Yemen: A World of Wonders! [Archives:2001/29/Focus]

July 16 2001

Basam Jameel
I was never surprised at Sana’a being one of the seven world wonders. I actually wondered how come it did not get the first rank. I think Yemen as a whole deserves to be the first and at the top of the greatest wonders of the world. Should anybody see, hear or read about it, it is certain that he will vote for it.
We are contradictory in our approach in all our affairs: in economy, education, politics, sports, health etc. We claim democracy, freedom of opinion, law and order. However, in reality, we are choking democracy, violating freedom and trampling human rights. Amending the Election Law recently, blocking the publication of al-Shura newspaper and trying al-Wahdawi, al-Umah and al-Sahwah newspapers are some examples.
What is freakish is when the government strengthens the national interests such as the religious institutions and uses them as a means to pressurize the opposing party, Islah, in an unsurpassed political game of the Yemeni style.
The ruling regime’s muddled actions are even clearer through the appointment of ministers. Contrary to the practice in many countries of the world, nepotism and the degree of loyalty is the criterion for having anyone appointed in a responsible position. We never care for the qualifications and efficiency of cadre. The Information Minister becomes the Sports Minister, Agriculture Minister becomes the Education Minister and so on and so forth.

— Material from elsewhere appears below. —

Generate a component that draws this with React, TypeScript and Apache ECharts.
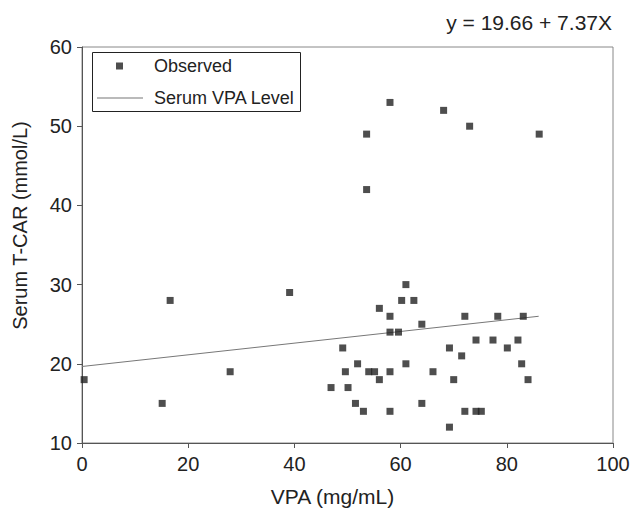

The economy is spiraling downwards towards a major recession. Consequently the people’s living and health conditions are becoming worse. The paradox is that some top people are persistently crowing about the great achievements, economic prosperity and the welfare of the society. The strange and funny thing is that despite all this, the people are still counting on the “horse” which has beaten them to hell. The foundations stones of projects that will never see light of day and projects re-inaugurated for tens of times are just illustrations in point of the misery. If these projects were real, our services would be better than those offered in the USA or Europe. If electricity goes out for hours in the capital, I wonder what is the case in other towns, let alone remote villages which still live in the dark.
In Yemen you always hear of the kidnapping incidents, bombing oil pipeline or confrontations even in the center of the capital. Kidnapping has become Yemen’s major feature.
The education field is also a wonder in itself. Flaws and shortcomings dominate along the educational hierarchy. Teachers have weak personalities, are less qualified, less cultured, less innovative, with bad handwriting, and are sometimes ill-mannered. Hence, what generation do you expect to be nurtured from this chaos?
Universities are also in a mess. Curricula taught are memory-oriented and are far away from the practical application. Some professors view students as enemies and not as seekers of knowledge. What one of the professors does in the Faculty of Commerce, Sana’a University, is a sure signal of the corrupt educational system. Almost all the people involved in education know his presumptuousness, stupid and bad manners which are in clear contradiction with educational values. His offensive language to students and evil manners to exploit them are those that are far from expected from a university professor. The calamity is that the University of Sana’a is turning a blind eye and a deaf ear to this scare-crow.
If you are unlucky to study in Media Faculty, you will see an antique building where holes and cracks are featuring the whole building. The library of the Media Faculty contains nothing but piles of old magazines and newspapers and some books. There are also two out-of-date and out of order PCs. You would not dare to ask about the TV and radio department or about the magazine or newspaper the Faculty published, lest you should be the laughing-stock.
In sports, our national team has been playing with many other teams. However, all have come to no avail. How can we dream of competing and boosting sports at a time we have no clubs nor stadiums. Furthermore, players receive no support either from the club or the Ministry of Youths and Sports.
If we venture to talk about all the wonders of Yemen, there won’t be enough space nor will there be enough time. However, this is a drop of an ocean called the wonders of Yemen.